Goal — Will you return, word for word, only the lines from the top of the data below down to and including the one with "var svgHeight = 438;"?

-- Start Data excerpts --

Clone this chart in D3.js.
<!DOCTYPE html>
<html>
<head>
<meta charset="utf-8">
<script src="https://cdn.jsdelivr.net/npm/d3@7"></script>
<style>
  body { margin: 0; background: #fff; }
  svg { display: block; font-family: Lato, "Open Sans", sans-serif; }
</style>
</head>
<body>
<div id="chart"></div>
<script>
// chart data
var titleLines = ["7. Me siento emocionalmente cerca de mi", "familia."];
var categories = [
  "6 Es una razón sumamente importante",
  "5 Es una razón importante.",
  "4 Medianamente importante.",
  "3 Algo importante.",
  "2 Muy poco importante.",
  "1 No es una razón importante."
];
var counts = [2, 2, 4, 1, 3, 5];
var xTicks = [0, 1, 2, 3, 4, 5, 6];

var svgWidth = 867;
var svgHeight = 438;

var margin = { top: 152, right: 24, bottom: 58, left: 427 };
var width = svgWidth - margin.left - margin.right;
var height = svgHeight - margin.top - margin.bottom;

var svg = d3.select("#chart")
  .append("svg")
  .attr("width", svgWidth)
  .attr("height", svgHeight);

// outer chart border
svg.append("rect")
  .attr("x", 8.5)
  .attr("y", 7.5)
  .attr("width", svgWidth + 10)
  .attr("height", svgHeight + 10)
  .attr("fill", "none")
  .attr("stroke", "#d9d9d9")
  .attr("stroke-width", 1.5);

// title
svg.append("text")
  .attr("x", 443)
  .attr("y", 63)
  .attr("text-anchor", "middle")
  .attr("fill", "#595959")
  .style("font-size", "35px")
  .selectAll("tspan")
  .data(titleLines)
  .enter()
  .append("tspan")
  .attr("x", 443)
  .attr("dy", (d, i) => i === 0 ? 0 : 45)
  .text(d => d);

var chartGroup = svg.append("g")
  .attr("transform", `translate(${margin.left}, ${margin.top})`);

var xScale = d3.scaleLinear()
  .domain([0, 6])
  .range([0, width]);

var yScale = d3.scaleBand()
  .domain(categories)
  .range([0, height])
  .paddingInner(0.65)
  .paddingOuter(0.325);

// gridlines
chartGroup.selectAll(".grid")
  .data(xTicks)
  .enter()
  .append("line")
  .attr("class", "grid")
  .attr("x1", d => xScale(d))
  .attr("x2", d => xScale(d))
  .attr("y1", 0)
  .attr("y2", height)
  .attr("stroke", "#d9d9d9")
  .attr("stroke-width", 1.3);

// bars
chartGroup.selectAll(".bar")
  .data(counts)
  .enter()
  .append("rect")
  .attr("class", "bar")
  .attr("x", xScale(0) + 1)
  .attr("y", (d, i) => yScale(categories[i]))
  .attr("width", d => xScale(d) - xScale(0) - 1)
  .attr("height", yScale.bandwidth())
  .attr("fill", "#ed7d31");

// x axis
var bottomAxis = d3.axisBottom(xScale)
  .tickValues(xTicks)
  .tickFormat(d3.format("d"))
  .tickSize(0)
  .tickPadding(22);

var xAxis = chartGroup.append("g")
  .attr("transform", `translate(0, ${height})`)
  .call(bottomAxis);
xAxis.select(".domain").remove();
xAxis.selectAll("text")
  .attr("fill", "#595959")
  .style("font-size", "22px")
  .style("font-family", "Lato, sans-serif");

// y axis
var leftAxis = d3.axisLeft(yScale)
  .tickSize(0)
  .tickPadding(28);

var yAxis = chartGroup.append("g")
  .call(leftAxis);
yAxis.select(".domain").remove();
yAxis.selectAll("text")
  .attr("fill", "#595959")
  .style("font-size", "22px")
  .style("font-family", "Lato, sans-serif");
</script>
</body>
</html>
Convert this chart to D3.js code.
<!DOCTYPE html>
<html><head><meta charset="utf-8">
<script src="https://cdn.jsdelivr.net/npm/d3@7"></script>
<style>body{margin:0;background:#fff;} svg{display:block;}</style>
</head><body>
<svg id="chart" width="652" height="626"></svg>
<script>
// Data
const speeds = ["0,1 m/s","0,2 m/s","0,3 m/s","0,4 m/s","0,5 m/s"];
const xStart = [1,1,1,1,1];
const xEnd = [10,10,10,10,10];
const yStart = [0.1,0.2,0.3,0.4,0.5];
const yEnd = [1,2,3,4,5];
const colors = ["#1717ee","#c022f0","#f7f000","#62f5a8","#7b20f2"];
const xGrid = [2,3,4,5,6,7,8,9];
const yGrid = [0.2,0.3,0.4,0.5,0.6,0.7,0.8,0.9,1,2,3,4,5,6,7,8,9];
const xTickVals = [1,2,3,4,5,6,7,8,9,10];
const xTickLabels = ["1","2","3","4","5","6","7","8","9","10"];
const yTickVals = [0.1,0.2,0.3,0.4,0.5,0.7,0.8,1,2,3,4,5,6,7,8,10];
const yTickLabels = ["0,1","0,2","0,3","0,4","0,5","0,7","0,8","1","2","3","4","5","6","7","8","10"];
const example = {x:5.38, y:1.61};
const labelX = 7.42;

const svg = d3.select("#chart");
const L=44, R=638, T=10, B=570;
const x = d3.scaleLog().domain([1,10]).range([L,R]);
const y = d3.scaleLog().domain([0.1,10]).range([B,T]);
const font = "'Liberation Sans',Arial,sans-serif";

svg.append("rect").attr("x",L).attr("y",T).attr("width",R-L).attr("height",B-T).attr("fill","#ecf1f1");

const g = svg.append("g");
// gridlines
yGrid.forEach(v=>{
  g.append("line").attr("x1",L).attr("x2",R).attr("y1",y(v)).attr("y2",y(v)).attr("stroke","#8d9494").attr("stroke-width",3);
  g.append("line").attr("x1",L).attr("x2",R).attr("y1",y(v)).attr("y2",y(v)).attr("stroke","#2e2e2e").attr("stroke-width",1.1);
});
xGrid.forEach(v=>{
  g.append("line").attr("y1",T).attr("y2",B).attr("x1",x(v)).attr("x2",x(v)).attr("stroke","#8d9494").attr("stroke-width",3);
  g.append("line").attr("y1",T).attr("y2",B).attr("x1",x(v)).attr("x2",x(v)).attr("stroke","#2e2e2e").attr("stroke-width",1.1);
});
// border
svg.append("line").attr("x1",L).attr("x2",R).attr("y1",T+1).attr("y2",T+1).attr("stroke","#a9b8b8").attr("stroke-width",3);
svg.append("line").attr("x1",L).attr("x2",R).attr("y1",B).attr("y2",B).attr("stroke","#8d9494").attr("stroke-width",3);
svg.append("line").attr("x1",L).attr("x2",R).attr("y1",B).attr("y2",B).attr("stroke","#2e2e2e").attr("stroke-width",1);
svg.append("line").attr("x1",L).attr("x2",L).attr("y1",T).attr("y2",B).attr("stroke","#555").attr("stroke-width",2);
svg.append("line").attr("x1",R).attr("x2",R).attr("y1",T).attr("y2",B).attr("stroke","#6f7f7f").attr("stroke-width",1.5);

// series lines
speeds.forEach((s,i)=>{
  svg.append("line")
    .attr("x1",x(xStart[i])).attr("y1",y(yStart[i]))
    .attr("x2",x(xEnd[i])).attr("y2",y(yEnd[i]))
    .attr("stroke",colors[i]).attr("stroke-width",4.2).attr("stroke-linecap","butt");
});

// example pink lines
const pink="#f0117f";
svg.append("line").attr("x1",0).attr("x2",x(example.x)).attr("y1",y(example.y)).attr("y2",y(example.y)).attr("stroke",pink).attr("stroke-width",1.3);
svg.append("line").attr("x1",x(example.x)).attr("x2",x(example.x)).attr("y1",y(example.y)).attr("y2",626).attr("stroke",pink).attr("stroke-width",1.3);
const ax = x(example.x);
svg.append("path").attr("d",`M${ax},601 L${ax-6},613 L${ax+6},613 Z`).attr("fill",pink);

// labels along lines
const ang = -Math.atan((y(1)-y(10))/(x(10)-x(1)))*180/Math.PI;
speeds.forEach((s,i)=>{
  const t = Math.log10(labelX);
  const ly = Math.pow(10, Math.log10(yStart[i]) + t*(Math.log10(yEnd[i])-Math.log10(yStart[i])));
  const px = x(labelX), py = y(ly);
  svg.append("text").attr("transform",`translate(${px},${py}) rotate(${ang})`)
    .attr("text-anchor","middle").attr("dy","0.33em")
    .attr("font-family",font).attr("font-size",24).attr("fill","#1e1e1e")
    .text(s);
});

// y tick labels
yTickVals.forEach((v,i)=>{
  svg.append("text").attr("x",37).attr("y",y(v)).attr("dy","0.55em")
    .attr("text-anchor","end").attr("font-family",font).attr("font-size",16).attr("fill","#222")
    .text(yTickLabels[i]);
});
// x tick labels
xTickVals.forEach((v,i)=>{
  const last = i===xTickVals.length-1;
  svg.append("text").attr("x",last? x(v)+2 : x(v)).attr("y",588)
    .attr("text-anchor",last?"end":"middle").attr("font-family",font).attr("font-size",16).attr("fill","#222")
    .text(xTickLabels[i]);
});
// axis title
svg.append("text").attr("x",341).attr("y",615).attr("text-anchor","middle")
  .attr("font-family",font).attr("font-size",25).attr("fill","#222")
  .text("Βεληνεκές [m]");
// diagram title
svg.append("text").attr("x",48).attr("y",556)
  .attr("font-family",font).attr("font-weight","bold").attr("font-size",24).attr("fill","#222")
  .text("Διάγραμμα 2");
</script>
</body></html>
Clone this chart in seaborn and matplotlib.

-- End Data excerpts --

Response to the task —
Clone this chart in D3.js.
<!DOCTYPE html>
<html>
<head>
<meta charset="utf-8">
<script src="https://cdn.jsdelivr.net/npm/d3@7"></script>
<style>
  body { margin: 0; background: #fff; }
  svg { display: block; font-family: Lato, "Open Sans", sans-serif; }
</style>
</head>
<body>
<div id="chart"></div>
<script>
// chart data
var titleLines = ["7. Me siento emocionalmente cerca de mi", "familia."];
var categories = [
  "6 Es una razón sumamente importante",
  "5 Es una razón importante.",
  "4 Medianamente importante.",
  "3 Algo importante.",
  "2 Muy poco importante.",
  "1 No es una razón importante."
];
var counts = [2, 2, 4, 1, 3, 5];
var xTicks = [0, 1, 2, 3, 4, 5, 6];

var svgWidth = 867;
var svgHeight = 438;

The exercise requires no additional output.